Publisher: Alfred A. Knopf

John Hersey

John Hersey

  • Born: 1914
  • Died: 1993

This book is the story of the Warsaw ghetto from November 1939 to May 1943 told by means of a fictional diary kept by Noach Levinson, self-appointed archivist of Polish Jewry. Mr. Hersey makes no attempt to tell the whole grim story, but concentrates on a manageable group of characters through whose reactions and fortunes the larger issues are projected and symbolized. The book ends with the Battle of the Ghetto of spring 1943, and the escape of a small remnant of fighters to join the Jewish partisans in the Lomiankì Forest.

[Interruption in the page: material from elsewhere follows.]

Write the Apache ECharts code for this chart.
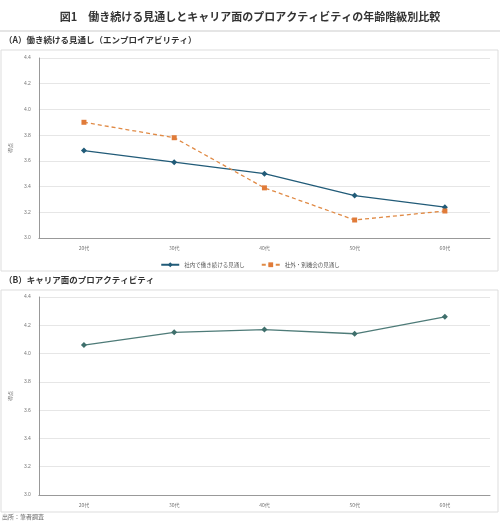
<!DOCTYPE html>
<html><head><meta charset="utf-8">
<script src="https://cdn.jsdelivr.net/npm/echarts@6/dist/echarts.min.js"></script>
<style>body{margin:0}#c{width:500px;height:527px}</style></head>
<body><div id="c"></div>
<script>
var ages = ['20代', '30代', '40代', '50代', '60代'];
var insideOutlook = [3.68, 3.59, 3.50, 3.33, 3.24];
var outsideOutlook = [3.90, 3.78, 3.39, 3.14, 3.21];
var proactivity = [4.06, 4.15, 4.17, 4.14, 4.26];
var yTicks = {min: 3.0, max: 4.4, interval: 0.2};

var font = '"Noto Sans CJK JP", sans-serif';
var chart = echarts.init(document.getElementById('c'));

function yAxis(idx) {
    return {
        gridIndex: idx, type: 'value', min: yTicks.min, max: yTicks.max, interval: yTicks.interval,
        name: '得点', nameLocation: 'middle', nameGap: 18, nameRotate: 90,
        nameTextStyle: {fontSize: 5, color: '#777', fontFamily: font},
        axisLine: {show: true, lineStyle: {color: '#999'}},
        axisLabel: {fontSize: 5, color: '#777', formatter: function (v) { return v.toFixed(1); }},
        splitLine: {lineStyle: {color: '#e6e6e6'}}
    };
}
function xAxis(idx) {
    return {
        gridIndex: idx, type: 'category', data: ages,
        axisLine: {lineStyle: {color: '#999'}}, axisTick: {show: false},
        axisLabel: {fontSize: 5, color: '#777', fontFamily: font, margin: 8}
    };
}

chart.setOption({
    animation: false,
    title: {text: '図1　働き続ける見通しとキャリア面のプロアクティビティの年齢階級別比較', left: 'center', top: 6,
        textStyle: {fontSize: 11, fontWeight: 'bold', color: '#333', fontFamily: font}},
    graphic: [
        {type: 'line', shape: {x1: 0, y1: 31, x2: 500, y2: 31}, style: {stroke: '#ddd', lineWidth: 1.5}},
        {type: 'text', left: 4, top: 36, style: {text: '（A）働き続ける見通し（エンプロイアビリティ）', fill: '#333', font: 'bold 8.5px "Noto Sans CJK JP"'}},
        {type: 'rect', shape: {x: 1, y: 50, width: 497, height: 221}, style: {fill: 'none', stroke: '#ddd'}},
        {type: 'text', left: 4, top: 276, style: {text: '（B）キャリア面のプロアクティビティ', fill: '#333', font: 'bold 8.5px "Noto Sans CJK JP"'}},
        {type: 'rect', shape: {x: 1, y: 290, width: 497, height: 222}, style: {fill: 'none', stroke: '#ddd'}},
        {type: 'text', left: 2, top: 514, style: {text: '出所：筆者調査', fill: '#666', font: '6px "Noto Sans CJK JP"'}}
    ],
    legend: {top: 257, left: 'center', itemWidth: 18, itemHeight: 6, itemGap: 16,
        textStyle: {fontSize: 5.5, color: '#555', fontFamily: font},
        data: ['社内で働き続ける見通し', '社外・別機会の見通し']},
    grid: [
        {left: 30, right: 10, top: 58, height: 180},
        {left: 30, right: 10, top: 297, height: 198}
    ],
    xAxis: [xAxis(0), xAxis(1)],
    yAxis: [yAxis(0), yAxis(1)],
    series: [
        {name: '社内で働き続ける見通し', type: 'line', xAxisIndex: 0, yAxisIndex: 0, data: insideOutlook,
            symbol: 'diamond', symbolSize: 6, itemStyle: {color: '#215b78'}, lineStyle: {color: '#215b78', width: 1.3}},
        {name: '社外・別機会の見通し', type: 'line', xAxisIndex: 0, yAxisIndex: 0, data: outsideOutlook,
            symbol: 'rect', symbolSize: 5, itemStyle: {color: '#e07b39'}, lineStyle: {color: '#e08a45', width: 1.3, type: [4, 3]}},
        {name: 'プロアクティビティ', type: 'line', xAxisIndex: 1, yAxisIndex: 1, data: proactivity,
            symbol: 'diamond', symbolSize: 6, itemStyle: {color: '#3f6f6c'}, lineStyle: {color: '#4e7b78', width: 1.3}}
    ]
});
</script></body></html>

John Richard Hersey was a Pulitzer Prize-winning American writer and journalist considered one of the earliest practitioners of the so-called New Journalism, in which storytelling devices of the novel are fused with non-fiction reportage. During his lifetime, Hersey served in many posts connected with writing, journalism and education. He was the first non-academic named master of a Yale residential college. He was past president of the Authors League of America, and he was elected chancellor by the membership of the American Academy of Arts and Letters. Hersey was an honorary fellow of Clare College, Cambridge University. He was awarded honorary degrees by Yale University, the New School for Social Research, Syracuse University, Washington and Jefferson College, Wesleyan University, The College of William and Mary and others.